==== Dataset extract ====

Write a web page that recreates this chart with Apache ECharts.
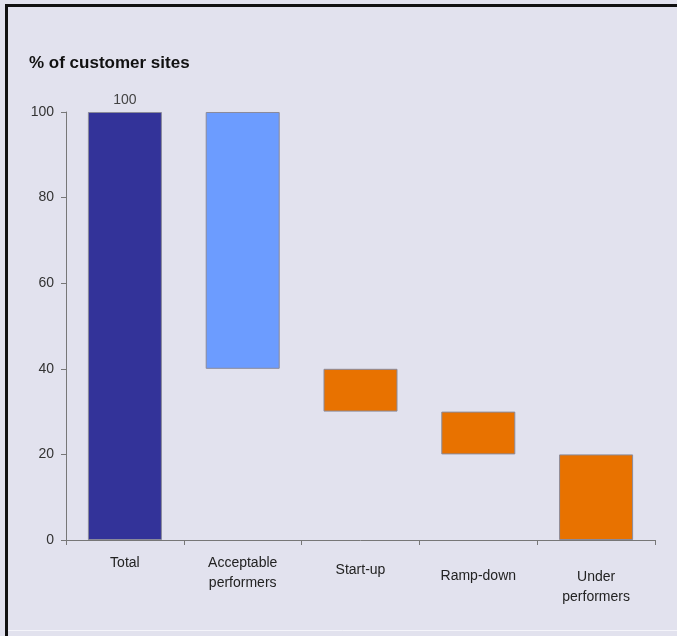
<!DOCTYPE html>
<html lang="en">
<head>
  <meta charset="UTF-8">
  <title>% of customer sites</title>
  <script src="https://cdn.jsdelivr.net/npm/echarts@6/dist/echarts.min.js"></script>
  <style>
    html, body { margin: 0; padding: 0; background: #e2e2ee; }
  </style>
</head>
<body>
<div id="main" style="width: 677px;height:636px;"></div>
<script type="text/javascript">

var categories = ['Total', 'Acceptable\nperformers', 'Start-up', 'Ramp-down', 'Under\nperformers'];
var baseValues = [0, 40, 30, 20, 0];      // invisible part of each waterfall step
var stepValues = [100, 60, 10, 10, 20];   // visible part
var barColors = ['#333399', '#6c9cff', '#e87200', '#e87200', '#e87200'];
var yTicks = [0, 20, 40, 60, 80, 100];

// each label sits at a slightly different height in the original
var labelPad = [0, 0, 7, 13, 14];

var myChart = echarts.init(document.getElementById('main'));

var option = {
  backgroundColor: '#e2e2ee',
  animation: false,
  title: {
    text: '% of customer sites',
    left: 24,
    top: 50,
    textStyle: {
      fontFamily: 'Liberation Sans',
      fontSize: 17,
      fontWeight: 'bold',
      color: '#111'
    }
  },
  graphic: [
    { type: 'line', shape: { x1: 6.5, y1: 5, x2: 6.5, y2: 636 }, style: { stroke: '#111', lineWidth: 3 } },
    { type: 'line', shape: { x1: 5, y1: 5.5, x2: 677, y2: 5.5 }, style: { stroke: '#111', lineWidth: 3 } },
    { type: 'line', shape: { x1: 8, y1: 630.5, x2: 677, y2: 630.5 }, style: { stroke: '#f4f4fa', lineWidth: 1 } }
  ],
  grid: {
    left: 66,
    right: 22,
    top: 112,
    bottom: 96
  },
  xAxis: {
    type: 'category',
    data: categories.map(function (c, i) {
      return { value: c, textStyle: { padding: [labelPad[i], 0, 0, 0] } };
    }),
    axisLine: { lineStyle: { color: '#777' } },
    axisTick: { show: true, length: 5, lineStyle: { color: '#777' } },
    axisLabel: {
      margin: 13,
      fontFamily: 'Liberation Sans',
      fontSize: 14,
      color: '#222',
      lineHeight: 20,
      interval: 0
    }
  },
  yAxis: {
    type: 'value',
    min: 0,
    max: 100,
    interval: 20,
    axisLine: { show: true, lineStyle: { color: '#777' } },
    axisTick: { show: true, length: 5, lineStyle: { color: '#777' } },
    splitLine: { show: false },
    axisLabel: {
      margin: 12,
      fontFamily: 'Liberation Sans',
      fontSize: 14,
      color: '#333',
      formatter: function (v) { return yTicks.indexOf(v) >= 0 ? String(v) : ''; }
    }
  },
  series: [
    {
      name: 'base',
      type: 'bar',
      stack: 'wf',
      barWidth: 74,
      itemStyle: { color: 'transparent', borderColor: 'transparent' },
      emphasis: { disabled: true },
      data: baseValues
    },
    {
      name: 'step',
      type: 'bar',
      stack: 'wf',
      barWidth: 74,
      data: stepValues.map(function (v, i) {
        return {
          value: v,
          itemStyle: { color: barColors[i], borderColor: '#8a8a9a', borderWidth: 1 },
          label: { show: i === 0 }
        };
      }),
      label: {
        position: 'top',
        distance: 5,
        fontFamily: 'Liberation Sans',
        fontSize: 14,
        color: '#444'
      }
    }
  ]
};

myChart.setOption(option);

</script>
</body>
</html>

====

Omit each picture, then return all of the listing exactly as it stands.

Exercise result
Write a web page that recreates this chart with Apache ECharts.
<!DOCTYPE html>
<html lang="en">
<head>
  <meta charset="UTF-8">
  <title>% of customer sites</title>
  <script src="https://cdn.jsdelivr.net/npm/echarts@6/dist/echarts.min.js"></script>
  <style>
    html, body { margin: 0; padding: 0; background: #e2e2ee; }
  </style>
</head>
<body>
<div id="main" style="width: 677px;height:636px;"></div>
<script type="text/javascript">

var categories = ['Total', 'Acceptable\nperformers', 'Start-up', 'Ramp-down', 'Under\nperformers'];
var baseValues = [0, 40, 30, 20, 0];      // invisible part of each waterfall step
var stepValues = [100, 60, 10, 10, 20];   // visible part
var barColors = ['#333399', '#6c9cff', '#e87200', '#e87200', '#e87200'];
var yTicks = [0, 20, 40, 60, 80, 100];

// each label sits at a slightly different height in the original
var labelPad = [0, 0, 7, 13, 14];

var myChart = echarts.init(document.getElementById('main'));

var option = {
  backgroundColor: '#e2e2ee',
  animation: false,
  title: {
    text: '% of customer sites',
    left: 24,
    top: 50,
    textStyle: {
      fontFamily: 'Liberation Sans',
      fontSize: 17,
      fontWeight: 'bold',
      color: '#111'
    }
  },
  graphic: [
    { type: 'line', shape: { x1: 6.5, y1: 5, x2: 6.5, y2: 636 }, style: { stroke: '#111', lineWidth: 3 } },
    { type: 'line', shape: { x1: 5, y1: 5.5, x2: 677, y2: 5.5 }, style: { stroke: '#111', lineWidth: 3 } },
    { type: 'line', shape: { x1: 8, y1: 630.5, x2: 677, y2: 630.5 }, style: { stroke: '#f4f4fa', lineWidth: 1 } }
  ],
  grid: {
    left: 66,
    right: 22,
    top: 112,
    bottom: 96
  },
  xAxis: {
    type: 'category',
    data: categories.map(function (c, i) {
      return { value: c, textStyle: { padding: [labelPad[i], 0, 0, 0] } };
    }),
    axisLine: { lineStyle: { color: '#777' } },
    axisTick: { show: true, length: 5, lineStyle: { color: '#777' } },
    axisLabel: {
      margin: 13,
      fontFamily: 'Liberation Sans',
      fontSize: 14,
      color: '#222',
      lineHeight: 20,
      interval: 0
    }
  },
  yAxis: {
    type: 'value',
    min: 0,
    max: 100,
    interval: 20,
    axisLine: { show: true, lineStyle: { color: '#777' } },
    axisTick: { show: true, length: 5, lineStyle: { color: '#777' } },
    splitLine: { show: false },
    axisLabel: {
      margin: 12,
      fontFamily: 'Liberation Sans',
      fontSize: 14,
      color: '#333',
      formatter: function (v) { return yTicks.indexOf(v) >= 0 ? String(v) : ''; }
    }
  },
  series: [
    {
      name: 'base',
      type: 'bar',
      stack: 'wf',
      barWidth: 74,
      itemStyle: { color: 'transparent', borderColor: 'transparent' },
      emphasis: { disabled: true },
      data: baseValues
    },
    {
      name: 'step',
      type: 'bar',
      stack: 'wf',
      barWidth: 74,
      data: stepValues.map(function (v, i) {
        return {
          value: v,
          itemStyle: { color: barColors[i], borderColor: '#8a8a9a', borderWidth: 1 },
          label: { show: i === 0 }
        };
      }),
      label: {
        position: 'top',
        distance: 5,
        fontFamily: 'Liberation Sans',
        fontSize: 14,
        color: '#444'
      }
    }
  ]
};

myChart.setOption(option);

</script>
</body>
</html>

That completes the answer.